Конечно, венский опыт был настолько успешным, что окрылил маэстро, и он готов был отправиться в новые путешествия. Человек он без предрассудков, скептик («Но если я загляну к себе в душу, так ли уж это на самом деле?»), очень любит тишину и покой, но все же приятно, когда тебя чествуют и превозносят, словно монарха. А пока путь из Вены превратился в нескончаемую череду празднеств. Самые важные особы приходили в гостиницу, где останавливались супруги Россини, чтобы выразить им свое почтение и уважение, их приглашали на обеды, составляли комиссии для организации банкетов в их честь, повсюду, даже во время коротких остановок, их осаждали восторженные поклонники, прославляя знаменитого маэстро и знаменитую примадонну. Понятно, что путешествие затягивалось, но в конце концов можно и не спешить, когда получаешь столько удовольствий.
— Я еще никогда не был так близок душевно с публикой, как в Вене, — признавался Россини впоследствии. — Видишь ли, я не тщеславен, но если по утрам вместе с кофе, молоком и шоколадом мне не подают теперь еще и хорошую порцию аплодисментов, не восклицают: «Да здравствует Россини!», — то я нахожу, что обслуживание не на высоте.
В Удине в тот вечер, когда он приехал, шла «Матильда ди Шабран». Россини с женой отправились в театр.
— Хочу посмотреть, как ведет себя, разъезжая по Италии, это мое римское фиаско.
Оно чувствовало себя прекрасно. Опера нравилась, вызывала бурные аплодисменты. Когда же публика узнала, что в зале Россини, восторг перешел все границы. Проведя полдня в Болонье и обняв родителей, маэстро вернулся к тишине и покою виллы Кастеназо и с нежностью обнял жену:
— Дорогая Изабелла, если бы я не встретил тебя, не было бы такого успеха.
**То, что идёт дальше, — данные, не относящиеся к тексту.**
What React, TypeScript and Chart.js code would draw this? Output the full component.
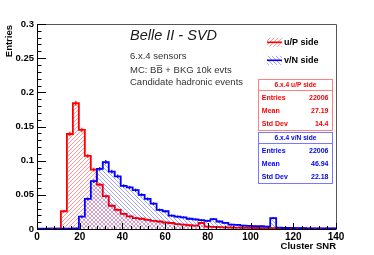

— Не говори так, дорогой. Ты уже был Россини до знакомства со мной.
— Да, но я, наверное, так и бренчал бы до сих пор на рояле свои мелодии, ездил из города в город, сочиняя комические оперы то для одного театра, то для другого, и без конца вел бы бродячую жизнь. А вот ты, никакой склонности не имея к комической опере, уж позволь мне это сказать…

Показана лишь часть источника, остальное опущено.